— START Data extract —
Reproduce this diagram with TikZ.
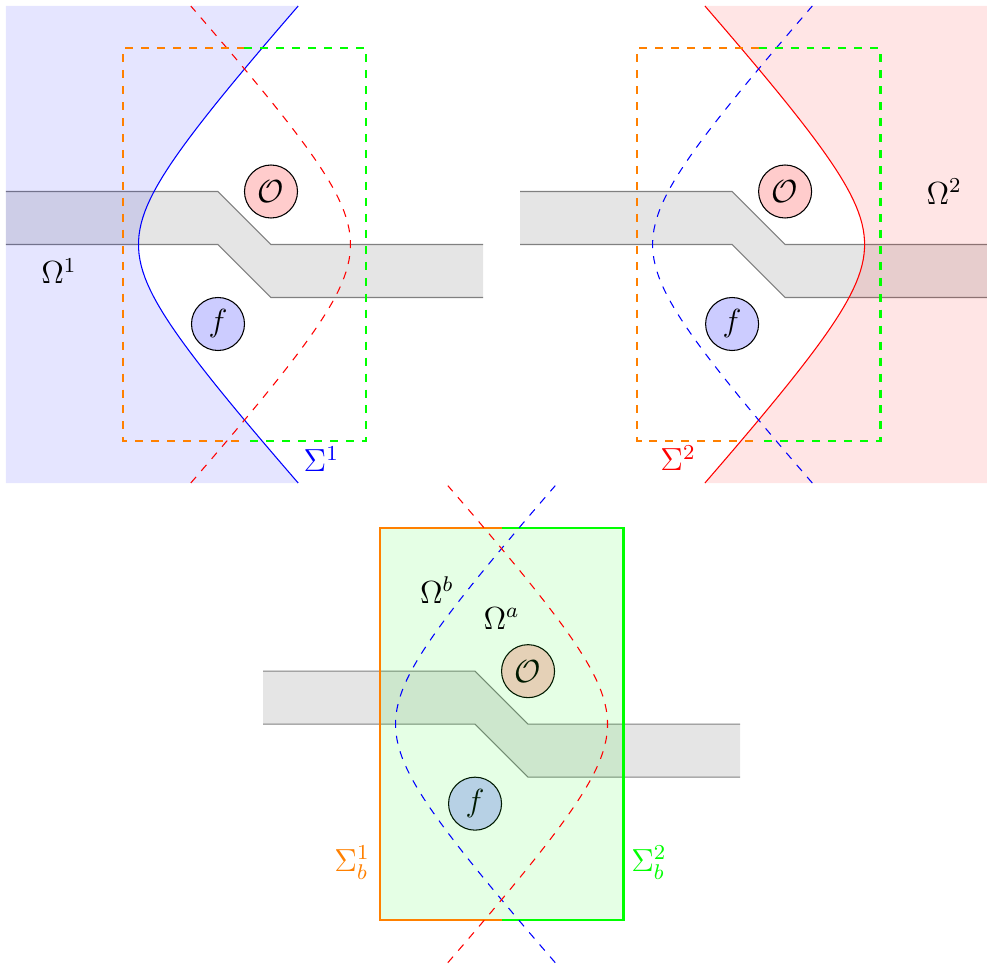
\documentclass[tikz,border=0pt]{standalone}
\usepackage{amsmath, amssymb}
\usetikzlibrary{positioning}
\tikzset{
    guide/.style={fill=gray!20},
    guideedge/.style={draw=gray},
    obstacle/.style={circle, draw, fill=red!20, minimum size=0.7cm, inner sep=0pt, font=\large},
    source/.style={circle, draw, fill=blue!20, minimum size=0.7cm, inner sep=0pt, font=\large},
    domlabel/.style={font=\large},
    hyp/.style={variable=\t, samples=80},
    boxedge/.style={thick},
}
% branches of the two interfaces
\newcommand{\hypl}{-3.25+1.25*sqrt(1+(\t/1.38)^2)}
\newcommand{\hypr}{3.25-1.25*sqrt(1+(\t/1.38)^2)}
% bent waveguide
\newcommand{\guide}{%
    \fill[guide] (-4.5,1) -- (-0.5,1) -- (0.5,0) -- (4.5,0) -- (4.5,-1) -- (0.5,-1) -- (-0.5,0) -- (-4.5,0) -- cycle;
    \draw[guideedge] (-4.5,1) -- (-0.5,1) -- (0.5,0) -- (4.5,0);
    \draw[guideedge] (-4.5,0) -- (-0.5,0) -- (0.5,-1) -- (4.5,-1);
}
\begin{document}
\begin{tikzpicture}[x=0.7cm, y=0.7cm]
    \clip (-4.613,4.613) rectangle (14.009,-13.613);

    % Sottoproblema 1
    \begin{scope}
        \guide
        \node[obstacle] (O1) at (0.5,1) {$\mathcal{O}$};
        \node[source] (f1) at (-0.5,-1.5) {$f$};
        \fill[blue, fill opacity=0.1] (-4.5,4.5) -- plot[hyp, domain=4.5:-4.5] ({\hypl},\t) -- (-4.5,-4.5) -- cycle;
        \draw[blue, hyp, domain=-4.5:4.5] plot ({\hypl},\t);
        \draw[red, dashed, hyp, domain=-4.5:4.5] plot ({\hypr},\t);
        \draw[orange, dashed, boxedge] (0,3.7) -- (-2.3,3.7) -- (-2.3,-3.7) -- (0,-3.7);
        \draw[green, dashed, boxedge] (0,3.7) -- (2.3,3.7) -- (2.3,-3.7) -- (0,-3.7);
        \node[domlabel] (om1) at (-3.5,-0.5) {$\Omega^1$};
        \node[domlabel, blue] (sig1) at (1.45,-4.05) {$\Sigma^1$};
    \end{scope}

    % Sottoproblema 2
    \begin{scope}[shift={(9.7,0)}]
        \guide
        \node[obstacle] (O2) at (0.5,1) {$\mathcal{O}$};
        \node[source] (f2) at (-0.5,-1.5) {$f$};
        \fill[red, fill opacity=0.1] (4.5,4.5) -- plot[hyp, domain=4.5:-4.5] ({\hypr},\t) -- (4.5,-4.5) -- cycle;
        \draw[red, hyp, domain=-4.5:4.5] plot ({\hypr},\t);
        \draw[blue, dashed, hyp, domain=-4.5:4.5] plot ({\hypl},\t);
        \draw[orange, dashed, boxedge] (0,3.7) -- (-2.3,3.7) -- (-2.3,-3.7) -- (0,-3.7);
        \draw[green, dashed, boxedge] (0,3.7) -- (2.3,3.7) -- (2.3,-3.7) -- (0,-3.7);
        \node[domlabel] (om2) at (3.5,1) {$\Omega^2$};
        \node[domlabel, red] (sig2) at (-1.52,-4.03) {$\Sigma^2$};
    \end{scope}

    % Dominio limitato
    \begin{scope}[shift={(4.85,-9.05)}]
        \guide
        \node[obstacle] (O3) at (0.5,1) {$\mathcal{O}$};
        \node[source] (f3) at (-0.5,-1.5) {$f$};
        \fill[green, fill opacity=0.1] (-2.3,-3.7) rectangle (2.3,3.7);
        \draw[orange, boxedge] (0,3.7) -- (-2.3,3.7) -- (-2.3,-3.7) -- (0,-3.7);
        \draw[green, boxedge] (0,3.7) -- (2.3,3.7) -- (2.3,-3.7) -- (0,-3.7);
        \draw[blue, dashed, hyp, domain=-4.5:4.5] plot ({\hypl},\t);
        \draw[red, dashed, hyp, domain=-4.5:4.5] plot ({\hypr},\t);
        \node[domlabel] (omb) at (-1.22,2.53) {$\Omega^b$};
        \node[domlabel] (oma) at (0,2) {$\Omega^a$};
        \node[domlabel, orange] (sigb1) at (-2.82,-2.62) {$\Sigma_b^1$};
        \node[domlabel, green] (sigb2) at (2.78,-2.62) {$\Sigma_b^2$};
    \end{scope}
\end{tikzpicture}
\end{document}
— END Data extract —
◆ Goal of the exercise
Make an exact copy of the lines from the top of the material through the line with "(-4.613,4.613) rectangle (14.009,-13.613);", pictures excluded.

◆ Result for this task
Reproduce this diagram with TikZ.
\documentclass[tikz,border=0pt]{standalone}
\usepackage{amsmath, amssymb}
\usetikzlibrary{positioning}
\tikzset{
    guide/.style={fill=gray!20},
    guideedge/.style={draw=gray},
    obstacle/.style={circle, draw, fill=red!20, minimum size=0.7cm, inner sep=0pt, font=\large},
    source/.style={circle, draw, fill=blue!20, minimum size=0.7cm, inner sep=0pt, font=\large},
    domlabel/.style={font=\large},
    hyp/.style={variable=\t, samples=80},
    boxedge/.style={thick},
}
% branches of the two interfaces
\newcommand{\hypl}{-3.25+1.25*sqrt(1+(\t/1.38)^2)}
\newcommand{\hypr}{3.25-1.25*sqrt(1+(\t/1.38)^2)}
% bent waveguide
\newcommand{\guide}{%
    \fill[guide] (-4.5,1) -- (-0.5,1) -- (0.5,0) -- (4.5,0) -- (4.5,-1) -- (0.5,-1) -- (-0.5,0) -- (-4.5,0) -- cycle;
    \draw[guideedge] (-4.5,1) -- (-0.5,1) -- (0.5,0) -- (4.5,0);
    \draw[guideedge] (-4.5,0) -- (-0.5,0) -- (0.5,-1) -- (4.5,-1);
}
\begin{document}
\begin{tikzpicture}[x=0.7cm, y=0.7cm]
    \clip (-4.613,4.613) rectangle (14.009,-13.613);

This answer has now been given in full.